A wooden sculpture found in Russia's Ural mountains is about 12,250 years old. It's the oldest known surviving work of wooden ritual art in the world.

Gold prospectors first discovered the so-called Shigir Idol at the bottom of a peat bog in Russia’s Ural mountain range in 1894. The unique object - a nine-foot-tall totem pole composed of ten wooden fragments carved with expressive faces, eyes and limbs and decorated with geometric patterns - represents the oldest known surviving work of wooden ritual art in the world.


Carved from a single larch tree with 159 growth rings, the object itself was likely crafted around 12,250 years ago, at the end of the Last Ice Age, reports Michelle Starr for Science Alert. It therefore predates Stonehenge, which was built around 5,000 years ago, by more than 7,000 years. It’s also twice as old as the Egyptian pyramids, which date to roughly 4,500 years ago.


This revised and authenticated date for the Shigir Idol has major implications for the study of prehistory, which tends to emphasize a Western-centric view of human development.

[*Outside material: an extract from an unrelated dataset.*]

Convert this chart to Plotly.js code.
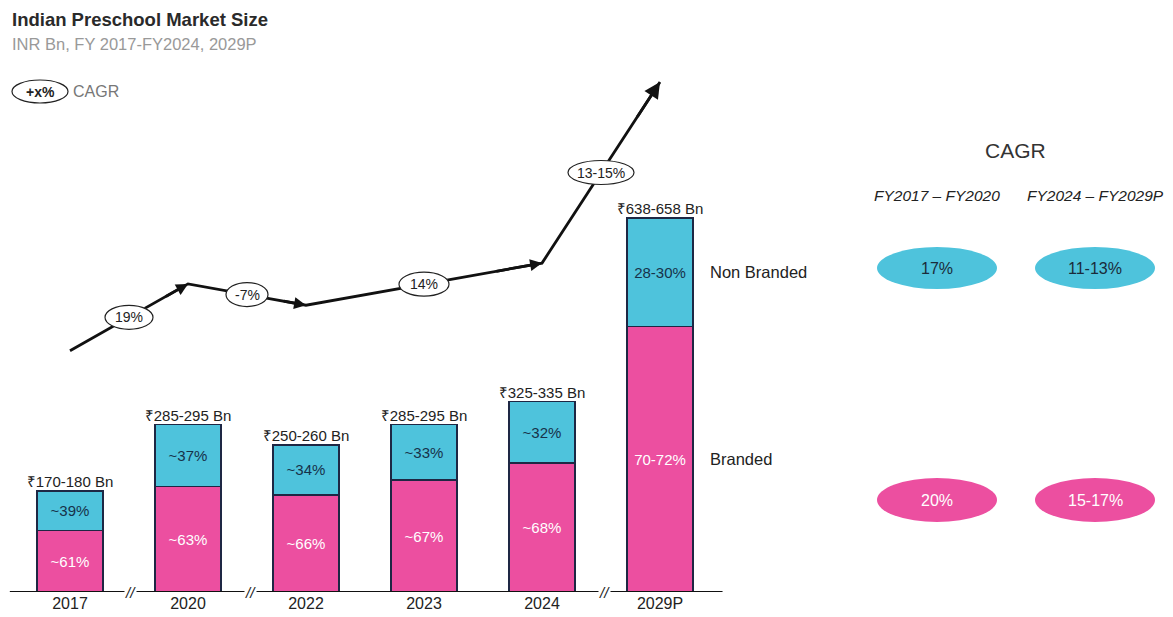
<!DOCTYPE html>
<html><head><meta charset="utf-8">
<script src="https://cdn.plot.ly/plotly-3.0.1.min.js"></script>
<style>html,body{margin:0;padding:0;background:#fff}#chart{width:1173px;height:617px}</style>
</head><body><div id="chart"></div>
<script>
// ---- data ----
const categories = ["2017", "2020", "2022", "2023", "2024", "2029P"];
const brandedValues = [107, 183, 168, 194, 224, 460];
const nonBrandedValues = [68, 107, 87, 96, 106, 188];
const brandedShare = ["~61%", "~63%", "~66%", "~67%", "~68%", "70-72%"];
const nonBrandedShare = ["~39%", "~37%", "~34%", "~33%", "~32%", "28-30%"];
const totalLabels = ["₹170-180 Bn", "₹285-295 Bn", "₹250-260 Bn", "₹285-295 Bn", "₹325-335 Bn", "₹638-658 Bn"];
const trendIdx = [0, 1, 2, 4, 5];
const trendLevel = [418, 534, 497, 570, 884];
const segmentCagr = ["19%", "-7%", "14%", "13-15%"];
const cagrPeriods = ["FY2017 – FY2020", "FY2024 – FY2029P"];
const nonBrandedCagr = ["17%", "11-13%"];
const brandedCagr = ["20%", "15-17%"];

// ---- style ----
const PINK = "#EC4FA0", BLUE = "#4EC3DC", EDGE = "#1E2744";
const FONT = "Liberation Sans, Arial, sans-serif";
const xPos = categories.map((c, i) => i);
const totals = brandedValues.map((b, i) => b + nonBrandedValues[i]);
const W = 1173, H0 = 592;
const px = p => p / W;
const py = p => (H0 - p) / H0;

const traces = [
  {type: "bar", x: xPos, y: brandedValues, width: 0.56, name: "Branded",
   marker: {color: PINK, line: {color: EDGE, width: 1.5}},
   text: brandedShare, textposition: "inside", insidetextanchor: "middle", textangle: 0,
   constraintext: "none", textfont: {color: "#ffffff", size: 15, family: FONT}, hoverinfo: "skip"},
  {type: "bar", x: xPos, y: nonBrandedValues, width: 0.56, name: "Non Branded",
   marker: {color: BLUE, line: {color: EDGE, width: 1.5}},
   text: nonBrandedShare, textposition: "inside", insidetextanchor: "middle", textangle: 0,
   constraintext: "none", textfont: {color: "#17324a", size: 15, family: FONT}, hoverinfo: "skip"},
  {type: "scatter", mode: "text", x: xPos, y: totals, text: totalLabels, textposition: "top center",
   textfont: {size: 15, color: "#222", family: FONT}, hoverinfo: "skip"},
  {type: "scatter", mode: "lines", x: trendIdx, y: trendLevel,
   line: {color: "#111", width: 2.8}, hoverinfo: "skip"}
];

const shapes = [
  {type: "line", xref: "x", yref: "y", x0: -0.51, x1: 5.53, y0: 0, y1: 0, line: {color: "#111", width: 1.8}, layer: "above"}
];
const annotations = [];

// CAGR ellipses on trend line
const ellW = [48, 42, 50, 66];
for (let s = 0; s < segmentCagr.length; s++) {
  const mx = (trendIdx[s] + trendIdx[s + 1]) / 2, my = (trendLevel[s] + trendLevel[s + 1]) / 2;
  shapes.push({type: "circle", xref: "x", yref: "y", xsizemode: "pixel", ysizemode: "pixel",
    xanchor: mx, yanchor: my, x0: -ellW[s] / 2, x1: ellW[s] / 2, y0: -12, y1: 12,
    fillcolor: "#fff", line: {color: "#222", width: 1.2}, layer: "above"});
  annotations.push({xref: "x", yref: "y", x: mx, y: my, xanchor: "center", yanchor: "middle",
    text: segmentCagr[s], showarrow: false, font: {size: 14, color: "#222", family: FONT}});
  // arrowheads
  const tx = trendIdx[s + 1], ty = trendLevel[s + 1];
  const fx = trendIdx[s] + 0.8 * (tx - trendIdx[s]), fy = trendLevel[s] + 0.8 * (ty - trendLevel[s]);
  const last = s === segmentCagr.length - 1;
  annotations.push({xref: "x", yref: "y", axref: "x", ayref: "y", x: tx, y: ty, ax: fx, ay: fy,
    text: "", showarrow: true, arrowhead: 2, arrowsize: last ? 1.15 : 0.85, arrowwidth: 2.8, arrowcolor: "#111", standoff: 0});
}

// axis break marks
[0.51, 1.53, 4.53].forEach(bx => annotations.push({xref: "x", yref: "y", x: bx, y: 0, xanchor: "center", yanchor: "middle",
  text: "<i>//</i>", showarrow: false, bgcolor: "#fff", font: {size: 15, color: "#222", family: FONT}, borderpad: 0}));

// segment labels at the 2029P bar
annotations.push({xref: "x", yref: "y", x: 5, xshift: 48, xanchor: "left", yanchor: "middle",
  y: brandedValues[5] + nonBrandedValues[5] / 2, text: "Non Branded", showarrow: false,
  font: {size: 16.5, color: "#222", family: FONT}});
annotations.push({xref: "x", yref: "y", x: 5, xshift: 48, xanchor: "left", yanchor: "middle",
  y: brandedValues[5] / 2, text: "Branded", showarrow: false,
  font: {size: 16.5, color: "#222", family: FONT}});

// title block
annotations.push({xref: "paper", yref: "paper", x: px(10), y: py(20), xanchor: "left", yanchor: "middle",
  text: "<b>Indian Preschool Market Size</b>", showarrow: false, font: {size: 18.5, color: "#2a2a2a", family: FONT}});
annotations.push({xref: "paper", yref: "paper", x: px(10), y: py(44), xanchor: "left", yanchor: "middle",
  text: "INR Bn, FY 2017-FY2024, 2029P", showarrow: false, font: {size: 16.5, color: "#999", family: FONT}});
shapes.push({type: "circle", xref: "paper", yref: "paper", x0: px(12), x1: px(68), y0: py(103), y1: py(80),
  fillcolor: "#fff", line: {color: "#222", width: 1.2}});
annotations.push({xref: "paper", yref: "paper", x: px(40), y: py(91.5), xanchor: "center", yanchor: "middle",
  text: "<b>+x%</b>", showarrow: false, font: {size: 14, color: "#222", family: FONT}});
annotations.push({xref: "paper", yref: "paper", x: px(71), y: py(91.5), xanchor: "left", yanchor: "middle",
  text: "CAGR", showarrow: false, font: {size: 16, color: "#777", family: FONT}});

// right CAGR panel
annotations.push({xref: "paper", yref: "paper", x: px(1015), y: py(150), xanchor: "center", yanchor: "middle",
  text: "CAGR", showarrow: false, font: {size: 21, color: "#333", family: FONT}});
const colX = [937, 1095];
cagrPeriods.forEach((p, k) => {
  annotations.push({xref: "paper", yref: "paper", x: px(colX[k]), y: py(195), xanchor: "center", yanchor: "middle",
    text: "<i>" + p + "</i>", showarrow: false, font: {size: 15.5, color: "#222", family: FONT}});
  shapes.push({type: "circle", xref: "paper", yref: "paper", x0: px(colX[k] - 60), x1: px(colX[k] + 60),
    y0: py(289), y1: py(247), fillcolor: BLUE, line: {width: 0}});
  annotations.push({xref: "paper", yref: "paper", x: px(colX[k]), y: py(268), xanchor: "center", yanchor: "middle",
    text: nonBrandedCagr[k], showarrow: false, font: {size: 16, color: "#1b2b3a", family: FONT}});
  shapes.push({type: "circle", xref: "paper", yref: "paper", x0: px(colX[k] - 60), x1: px(colX[k] + 60),
    y0: py(522), y1: py(478), fillcolor: PINK, line: {width: 0}});
  annotations.push({xref: "paper", yref: "paper", x: px(colX[k]), y: py(500), xanchor: "center", yanchor: "middle",
    text: brandedCagr[k], showarrow: false, font: {size: 16, color: "#ffffff", family: FONT}});
});

const layout = {
  width: 1173, height: 617, margin: {l: 0, r: 0, t: 0, b: 25},
  paper_bgcolor: "#fff", plot_bgcolor: "#fff", barmode: "stack", showlegend: false,
  xaxis: {range: [-70 / 118, (W - 70) / 118], tickvals: xPos, ticktext: categories, showgrid: false,
    zeroline: false, showline: false, ticks: "", tickfont: {size: 16, color: "#222", family: FONT}, fixedrange: true},
  yaxis: {range: [0, H0 / 0.577], visible: false, showgrid: false, zeroline: false, fixedrange: true},
  shapes: shapes, annotations: annotations
};
Plotly.newPlot("chart", traces, layout, {displayModeBar: false, staticPlot: true});
</script></body></html>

In 1997, Russian scientists carbon-dated the totem pole to about 9,500 years ago. Many in the scientific community rejected these findings as implausible: Reluctant to believe that hunter-gatherer communities in the Urals and Siberia had created art or formed cultures of their own. Researchers instead presented a narrative of human evolution that centered European history, with ancient farming societies in the Fertile Crescent eventually sowing the seeds of Western civilization.


Prevailing views over the past century regarded hunter-gatherers as inferior to early agrarian communities emerging at that time in the Levant. At the same time, the archaeological evidence from the Urals and Siberia was underestimated and neglected.


The fact that this rare evidence of hunter-gatherer artwork endured until modern times is a marvel in and of itself, notes Science Alert. The acidic, antimicrobial environment of the Russian peat bog preserved the wooden structure for millennia.